Constable and Salisbury
The Soul of Landscape
- Published to accompany the exhibition Constable and Salisbury, The Soul of Landscape at the Museum of Salisbury and South Wiltshire, the first Constable exhibition to focus exclusively on paintings and drawings of Salisbury
- A beautifully illustrated book which includes studies of comparative paintings of Salisbury by painters such as Turner and Girtin
- Excellent and comprehensive. says Burlington Magazine
Apart from the Stour valley on the borders of Suffolk and Essex, where he grew up, John Constable made more paintings and drawings in and around Salisbury than in any other part of England. He stayed in the city seven times, episodes that were among the most significant of his life. The repercussions are felt in every area of his art, from his first short visit in 1811, whose bi-centenary this publication marks, to one of his final exhibits at the Royal Academy of Arts, London, the watercolour Stonehenge.
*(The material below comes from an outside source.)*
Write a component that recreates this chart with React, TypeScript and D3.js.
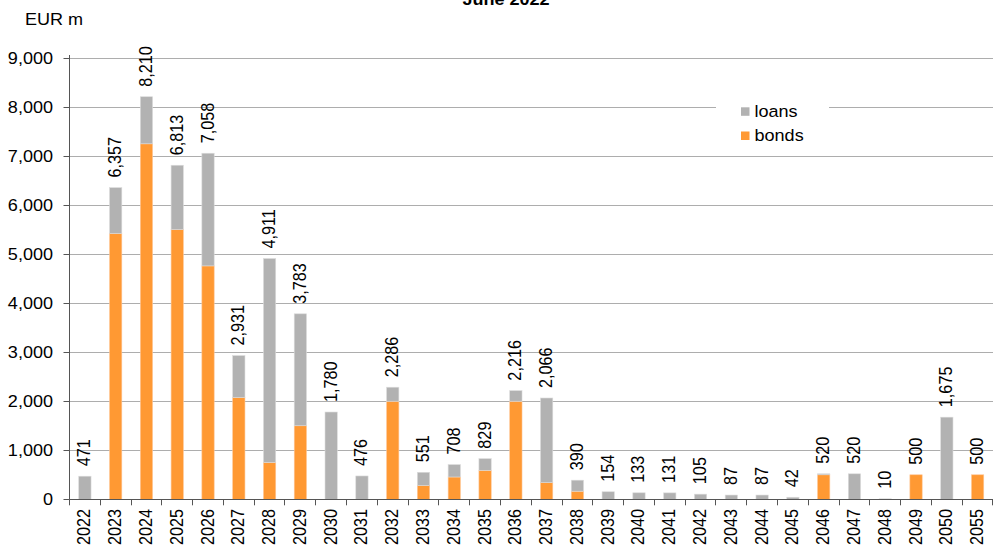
import React from "react";
import * as d3 from "d3";

const years = ["2022","2023","2024","2025","2026","2027","2028","2029","2030","2031","2032","2033","2034","2035","2036","2037","2038","2039","2040","2041","2042","2043","2044","2045","2046","2047","2048","2049","2050","2055"];
const bonds = [0,5420,7250,5500,4760,2075,750,1500,0,0,2000,280,455,590,2000,340,165,0,0,0,0,0,0,0,500,0,0,500,0,500];
const loans = [471,937,960,1313,2298,856,4161,2283,1780,476,286,271,253,239,216,1726,225,154,133,131,105,87,87,42,20,520,10,0,1675,0];
const yTicks = [0,1000,2000,3000,4000,5000,6000,7000,8000,9000];
const title = "June 2022";
const unitLabel = "EUR m";
const seriesNames = ["loans","bonds"];

const W = 993, H = 552;
const left = 69.5, right = 993, top = 58, bottom = 499.3;
const GRAY = "#b2b2b2", ORANGE = "#ff9933";
const FONT = "'Liberation Sans', Arial, sans-serif";
const SX = 1.29, SY = 1.16;

function T({ x, y, rot = false, anchor = "start", bold = false, children }: any) {
  return (
    <text
      transform={`translate(${x},${y}) scale(${SX},${SY})${rot ? " rotate(-90)" : ""}`}
      textAnchor={anchor}
      fontFamily={FONT}
      fontSize={14}
      fontWeight={bold ? "bold" : "normal"}
      fill="#000"
    >
      {children}
    </text>
  );
}

export default function App() {
  const x = d3.scaleBand<string>().domain(years).range([left, right]).paddingInner(0.6).paddingOuter(0.3);
  const y = d3.scaleLinear().domain([0, 9000]).range([bottom, top]);
  const step = x.step();
  const bw = x.bandwidth();
  const fmt = d3.format(",");
  const totals = years.map((_, i) => bonds[i] + loans[i]);
  const snap = (v: number) => Math.round(v) + 0.5;

  return (
    <svg width={W} height={H} style={{ position: "absolute", left: 0, top: 0, background: "#fff" }}>
      <rect x={0} y={0} width={W} height={H} fill="#fff" />
      <T x={506} y={5} anchor="middle" bold>{title}</T>
      <T x={25} y={25}>{unitLabel}</T>

      {yTicks.map((t) => (
        <g key={t}>
          {t > 0 && (
            <line x1={left} x2={right} y1={snap(y(t))} y2={snap(y(t))} stroke="#5a5a5a" strokeWidth={1} strokeDasharray="1,1" />
          )}
          <line x1={left - 6} x2={left} y1={snap(y(t))} y2={snap(y(t))} stroke="#555" />
          <T x={53} y={y(t) + 5.7} anchor="end">{fmt(t)}</T>
        </g>
      ))}

      {/* legend background */}
      <rect x={716} y={96} width={113} height={52} fill="#fff" />

      {years.map((yr, i) => {
        const cx = (x(yr) as number) + bw / 2;
        const x0 = x(yr) as number;
        const total = totals[i];
        return (
          <g key={yr}>
            {bonds[i] > 0 && (
              <rect x={x0} y={y(bonds[i])} width={bw} height={y(0) - y(bonds[i])} fill={ORANGE} stroke="#ffc89a" strokeWidth={0.6} />
            )}
            {loans[i] > 0 && (
              <rect x={x0} y={y(total)} width={bw} height={y(bonds[i]) - y(total)} fill={GRAY} stroke="#dcdcdc" strokeWidth={0.6} />
            )}
            <T x={cx + 5.5} y={y(total) - 10} rot>{fmt(total)}</T>
            <T x={cx + 5.5} y={509} rot anchor="end">{yr}</T>
          </g>
        );
      })}

      {/* x tick marks */}
      {years.map((yr, i) => {
        const xb = snap(left + i * step - 0.5);
        return <line key={"t" + yr} x1={xb} x2={xb} y1={bottom} y2={bottom + 6} stroke="#555" />;
      })}
      <line x1={right - 0.5} x2={right - 0.5} y1={bottom} y2={bottom + 6} stroke="#555" />

      <line x1={left} x2={left} y1={top - 3} y2={bottom} stroke="#555" />
      <line x1={left} x2={right} y1={snap(bottom - 0.5)} y2={snap(bottom - 0.5)} stroke="#555" />

      {/* legend */}
      <rect x={741} y={107.3} width={8.5} height={8.5} fill={GRAY} />
      <T x={754.5} y={116.5}>{seriesNames[0]}</T>
      <rect x={741} y={131.5} width={8.5} height={8.5} fill={ORANGE} />
      <T x={754.5} y={140.5}>{seriesNames[1]}</T>
    </svg>
  );
}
Paintings and drawings of Salisbury figure in every exhibition of Constable’s art, but they have never been considered in isolation. This publication features his varied responses to the architecture and landscape of the Close and the surrounding countryside – both relatively unchanged over the past two centuries – and shows Constable at the height of his powers.
Timothy Wilcox is a writer and curator with a particular interest in British landscape painting and watercolours. He is the author of Samuel Palmer and The Glory of Watercolour and a contributor to Constable’s Clouds and The Solitude of Mountains: Constable in the Lake District.